Statistical analysis of World Happiness Report data to identify key drivers of national well-being across 158 countries.
This is Phase 1 of a multi-phase project:
Phase 1 (Current): Regression analysis and variable importance modeling - it is the engine of the machine learning model
Phase 2 (Upcoming): Interactive Streamlit dashboard for data exploration
Phase 3 (Vision): Decision support tool for evidence-based policymaking
Long-term goal: Support GovTech and policymakers in making statistically-informed governance decisions that improve citizen well-being.
This project analyzes five years of World Happiness Report data to understand which factors most strongly predict national happiness scores. Through regression modeling and cross-validation, we identify the relative importance of economic, social, and governance factors.

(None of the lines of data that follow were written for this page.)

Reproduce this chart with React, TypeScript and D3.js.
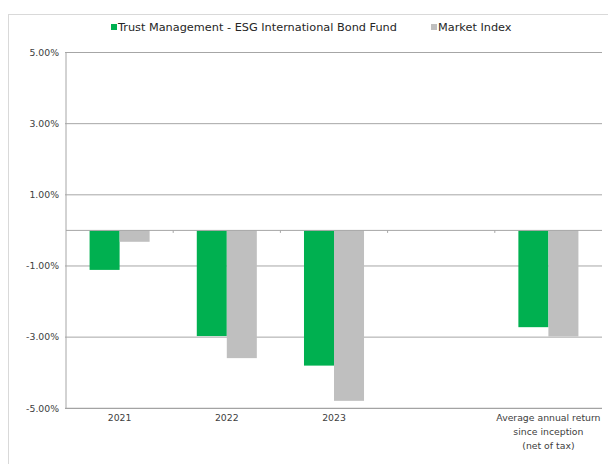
import React from "react";
import * as d3 from "d3";

const categories = ["2021", "2022", "2023", "", "Average annual return|since inception|(net of tax)"];
const fundValues: (number | null)[] = [-1.11, -2.97, -3.8, null, -2.72];
const indexValues: (number | null)[] = [-0.32, -3.59, -4.79, null, -2.98];
const seriesNames = ["Trust Management - ESG International Bond Fund", "Market Index"];
const seriesColors = ["#00b050", "#bfbfbf"];
const tickValues = [5, 3, 1, -1, -3, -5];
const tickLabels = ["5.00%", "3.00%", "1.00%", "-1.00%", "-3.00%", "-5.00%"];

const FONT = "'DejaVu Sans', Verdana, sans-serif";

export default function App() {
  const left = 66, right = 602, top = 52.5, bottom = 408.3;
  const keys = categories.map((c, i) => c + "#" + i);
  const y = d3.scaleLinear().domain([-5, 5]).range([bottom, top]);
  const x = d3.scaleBand<string>().domain(keys).range([left, right]).paddingInner(0.44).paddingOuter(0.22);
  const sub = d3.scaleBand<number>().domain([0, 1]).range([0, x.bandwidth()]);
  const series = [fundValues, indexValues];
  const step = x.step();

  return (
    <svg width={608} height={464} style={{ position: "absolute", left: 0, top: 0, background: "#fff" }}>
      <rect x={8.5} y={14.5} width={700} height={600} fill="none" stroke="#d9d9d9" strokeWidth={1} />
      {/* legend */}
      <g fontFamily={FONT} fontSize={11.3} fill="#262626">
        <rect x={111} y={24} width={6} height={6} fill={seriesColors[0]} />
        <text x={118} y={31}>{seriesNames[0]}</text>
        <rect x={431} y={24} width={6} height={6} fill={seriesColors[1]} />
        <text x={438} y={31}>{seriesNames[1]}</text>
      </g>
      {/* gridlines */}
      {tickValues.map((t) => (
        <line key={t} x1={65} x2={right} y1={y(t)} y2={y(t)} stroke={t === -5 ? "#8c8c8c" : "#a6a6a6"} strokeWidth={1} />
      ))}
      <line x1={left} x2={left} y1={top} y2={bottom} stroke="#a6a6a6" />
      {/* bars */}
      {series.map((vals, s) =>
        vals.map((v, i) =>
          v === null ? null : (
            <rect key={s + "-" + i} x={(x(keys[i]) as number) + (sub(s) as number)} y={y(Math.max(0, v))} width={sub.bandwidth()} height={Math.abs(y(v) - y(0))} fill={seriesColors[s]} />
          )
        )
      )}
      {/* zero line */}
      <line x1={left} x2={right} y1={y(0)} y2={y(0)} stroke="#a6a6a6" />
      {d3.range(1, categories.length).map((k) => (
        <line key={k} x1={left + k * step} x2={left + k * step} y1={y(0)} y2={y(0) + 2.5} stroke="#a6a6a6" />
      ))}
      {/* y labels */}
      <g fontFamily={FONT} fontSize={9.3} fill="#404040" textAnchor="end">
        {tickValues.map((t, i) => (
          <text key={t} x={59} y={y(t)} dy="0.35em">{tickLabels[i]}</text>
        ))}
      </g>
      {/* x labels */}
      <g fontFamily={FONT} fontSize={9.3} fill="#404040" textAnchor="middle">
        {categories.map((c, i) => {
          const cx = (x(keys[i]) as number) + x.bandwidth() / 2;
          return c.split("|").map((line, j) => (
            <text key={i + "-" + j} x={cx} y={421 + j * 14}>{line}</text>
          ));
        })}
      </g>
    </svg>
  );
}
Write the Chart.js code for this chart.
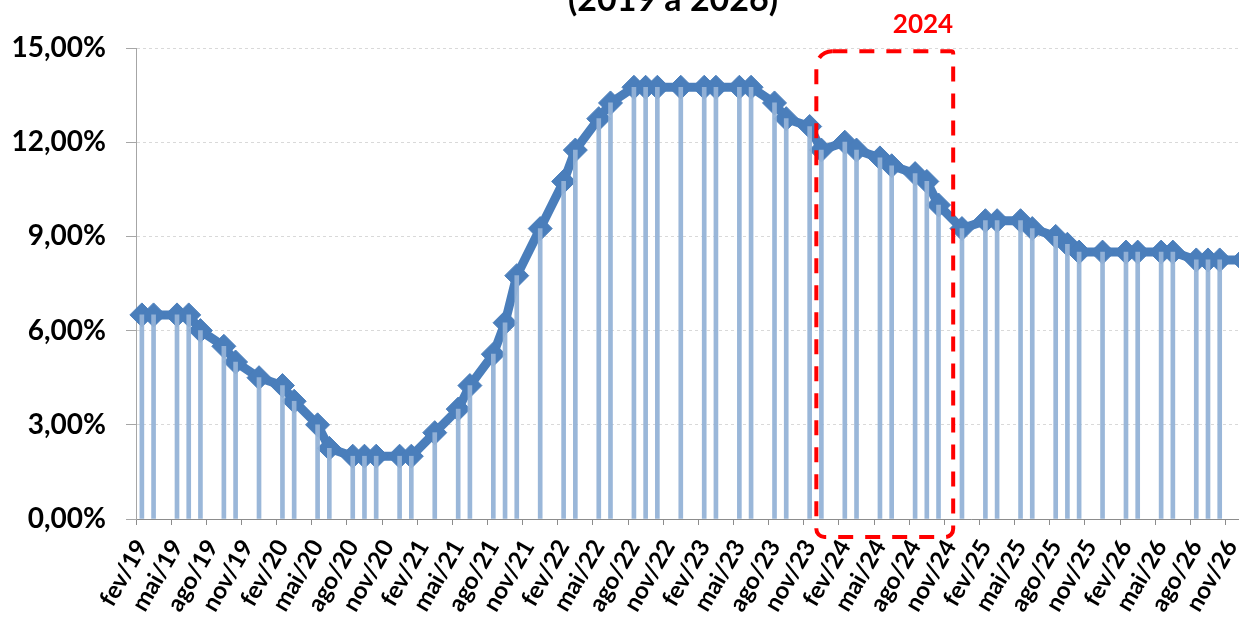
<!DOCTYPE html>
<html lang="pt-BR">
<head>
  <meta charset="UTF-8" />
  <title>Selic (2019 a 2026)</title>
  <script src="https://cdn.jsdelivr.net/npm/chart.js"></script>
  <style>
    * { margin: 0; padding: 0; box-sizing: border-box; }
    html, body { background: #fff; overflow: hidden; width: 1239px; height: 617px; }
    .wrap { position: absolute; left: 0; top: 0; width: 1262px; height: 617px; }
  </style>
</head>
<body>
  <div class="wrap"><canvas id="selicChart"></canvas></div>

  <script>
    const monthNames = ['jan', 'fev', 'mar', 'abr', 'mai', 'jun', 'jul', 'ago', 'set', 'out', 'nov', 'dez'];
    const years = [19, 20, 21, 22, 23, 24, 25, 26];

    // meses com reunião do Copom e a taxa em cada uma
    const meetings = [
      'fev/19', 'mar/19', 'mai/19', 'jun/19', 'jul/19', 'set/19', 'out/19', 'dez/19',
      'fev/20', 'mar/20', 'mai/20', 'jun/20', 'ago/20', 'set/20', 'out/20', 'dez/20',
      'jan/21', 'mar/21', 'mai/21', 'jun/21', 'ago/21', 'set/21', 'out/21', 'dez/21',
      'fev/22', 'mar/22', 'mai/22', 'jun/22', 'ago/22', 'set/22', 'out/22', 'dez/22',
      'fev/23', 'mar/23', 'mai/23', 'jun/23', 'ago/23', 'set/23', 'nov/23', 'dez/23',
      'fev/24', 'mar/24', 'mai/24', 'jun/24', 'ago/24', 'set/24', 'out/24', 'dez/24',
      'fev/25', 'mar/25', 'mai/25', 'jun/25', 'ago/25', 'set/25', 'out/25', 'dez/25',
      'fev/26', 'mar/26', 'mai/26', 'jun/26', 'ago/26', 'set/26', 'out/26', 'dez/26'
    ];
    const selic = [
      6.5, 6.5, 6.5, 6.5, 6.0, 5.5, 5.0, 4.5,
      4.25, 3.75, 3.0, 2.25, 2.0, 2.0, 2.0, 2.0,
      2.0, 2.75, 3.5, 4.25, 5.25, 6.25, 7.75, 9.25,
      10.75, 11.75, 12.75, 13.25, 13.75, 13.75, 13.75, 13.75,
      13.75, 13.75, 13.75, 13.75, 13.25, 12.75, 12.5, 11.75,
      12.0, 11.75, 11.5, 11.25, 11.0, 10.75, 10.0, 9.25,
      9.5, 9.5, 9.5, 9.25, 9.0, 8.75, 8.5, 8.5,
      8.5, 8.5, 8.5, 8.5, 8.25, 8.25, 8.25, 8.25
    ];
    const yTicks = [0, 3, 6, 9, 12, 15];
    const titleText = '(2019 a 2026)';
    const highlightText = '2024';

    // eixo mensal de fev/19 a dez/26
    const months = [];
    years.forEach(y => {
      monthNames.forEach((m, i) => {
        if (y === 19 && i < 1) return;
        months.push(m + '/' + y);
      });
    });
    const series = months.map(m => {
      const k = meetings.indexOf(m);
      return k >= 0 ? selic[k] : null;
    });

    const boxStart = months.indexOf('dez/23') - 0.43;
    const boxEnd = months.indexOf('dez/24') - 0.75;

    const blue = '#4a7ebb';
    const lightBlue = 'rgba(149, 179, 215, 0.95)';
    const font = 'Lato';

    const overlay = {
      id: 'overlay',
      afterDraw(chart) {
        const ctx = chart.ctx;
        const x = chart.scales.x, y = chart.scales.y;
        ctx.save();
        ctx.fillStyle = '#000';
        ctx.font = 'bold 34px ' + font;
        ctx.textAlign = 'center';
        ctx.textBaseline = 'alphabetic';
        ctx.fillText(titleText, 673, 11);

        const left = x.getPixelForValue(boxStart);
        const right = x.getPixelForValue(boxEnd);
        const top = y.getPixelForValue(14.9);
        const bottom = y.bottom + 18;
        ctx.strokeStyle = '#ff0000';
        ctx.lineWidth = 4;
        ctx.setLineDash([15, 12]);
        ctx.beginPath();
        ctx.roundRect(left, top, right - left, bottom - top, [16, 2, 8, 8]);
        ctx.stroke();

        ctx.fillStyle = '#ff0000';
        ctx.font = 'bold 26px ' + font;
        ctx.textAlign = 'right';
        ctx.fillText(highlightText, right, 33);
        ctx.restore();
      }
    };

    new Chart(document.getElementById('selicChart'), {
      type: 'bar',
      data: {
        labels: months,
        datasets: [
          {
            type: 'bar',
            data: series,
            backgroundColor: lightBlue,
            barThickness: 4,
            order: 0
          },
          {
            type: 'line',
            data: series,
            borderColor: blue,
            backgroundColor: blue,
            borderWidth: 9,
            pointStyle: 'rectRot',
            pointRadius: 12,
            pointBorderWidth: 1,
            pointBackgroundColor: blue,
            pointBorderColor: blue,
            spanGaps: true,
            tension: 0,
            order: 1
          }
        ]
      },
      options: {
        responsive: true,
        maintainAspectRatio: false,
        animation: false,
        layout: { padding: { top: 48, right: 12, left: 0, bottom: 0 } },
        plugins: {
          legend: { display: false },
          tooltip: { enabled: false }
        },
        scales: {
          x: {
            offset: true,
            afterFit: s => { s.height = 98; s.paddingLeft = 0; s.paddingRight = 0; },
            grid: {
              offset: true,
              drawOnChartArea: false,
              tickLength: 6,
              color: ctx => ctx.index % 3 === 0 ? '#8c8c8c' : 'rgba(0,0,0,0)'
            },
            border: { color: '#8c8c8c', width: 1 },
            ticks: {
              autoSkip: false,
              maxRotation: 60,
              minRotation: 60,
              padding: 10,
              color: '#000',
              font: { family: font, weight: 'bold', size: 24 },
              callback: (v, i) => i % 3 === 0 ? months[i] : ''
            }
          },
          y: {
            min: 0,
            max: 15,
            afterFit: s => { s.width = 136; },
            afterBuildTicks: s => { s.ticks = yTicks.map(v => ({ value: v })); },
            grid: {
              color: '#d9d9d9',
              tickColor: '#a6a6a6',
              tickBorderDash: [1, 0],
              tickLength: 10
            },
            border: { color: '#a6a6a6', width: 1, dash: [3, 3] },
            ticks: {
              padding: 20,
              color: '#000',
              font: { family: font, weight: 'bold', size: 28 },
              callback: v => v.toFixed(2).replace('.', ',') + '%'
            }
          }
        }
      },
      plugins: [overlay]
    });
  </script>
</body>
</html>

- GDP per capita is the strongest predictor (standardized β = 0.65)
- All six factors are statistically significant (p < 0.01)
- Social support and healthy life expectancy show substantial effects
- Model achieves test RMSE of 0.42 with strong generalization
- Critical insight: Raw coefficients are misleading - standardization reveals true variable importance
world-happiness-analysis/
├── notebooks/
├── Phase_3&4_Visual_Analysis&_Statistical_Estimation.ipynb
├── Phase_5_Regression_Analysis.ipynb
├── Phase_6_Model_Selection_&Standardized_Variable_Importance_Analysis.ipynb
└── Phase_7_Regularization.ipynb
├── data/
└── happiness_clean_2015_2019.csv
├── World Happiness Analysis.docx
└── README.md
Data Cleaning:
- Schema harmonization across 5 years
- Country name standardization
- Outlier filtering (IQR method, k=3.0)
Modeling:
- Multiple linear regression (OLS)
- Train-test split (70/30)
- 5-fold cross-validation
- Heteroskedasticity-robust standard errors (HC3)
Variables:
- Outcome: Happiness score (0-10 scale)
- Predictors: GDP per capita, social support, healthy life expectancy, freedom, generosity, corruption perceptions
- Python 3
- pandas, numpy
- statsmodels, scikit-learn
- matplotlib, seaborn
- Jupyter Notebook
Model 5 selected as optimal balance of accuracy and interpretability:
- Test RMSE: 0.4200
- Adjusted R²: 0.76
- All predictors significant at p < 0.01
Standardized Coefficients (Variable Importance):
- GDP per capita: 0.65
- Social support: 0.45
- Healthy life expectancy: 0.38
- Freedom: 0.32
- Corruption (negative): -0.18
- Generosity: 0.12
Standardization matters: Without standardizing predictors, freedom appeared to be the strongest factor due to its larger raw coefficient. Standardization reveals GDP's true dominance.
Balanced development needed: All six dimensions contribute significantly - no single factor drives happiness alone.
Charles Tsoi
Data Analytics Project
November 2025
This project is available for educational and portfolio purposes.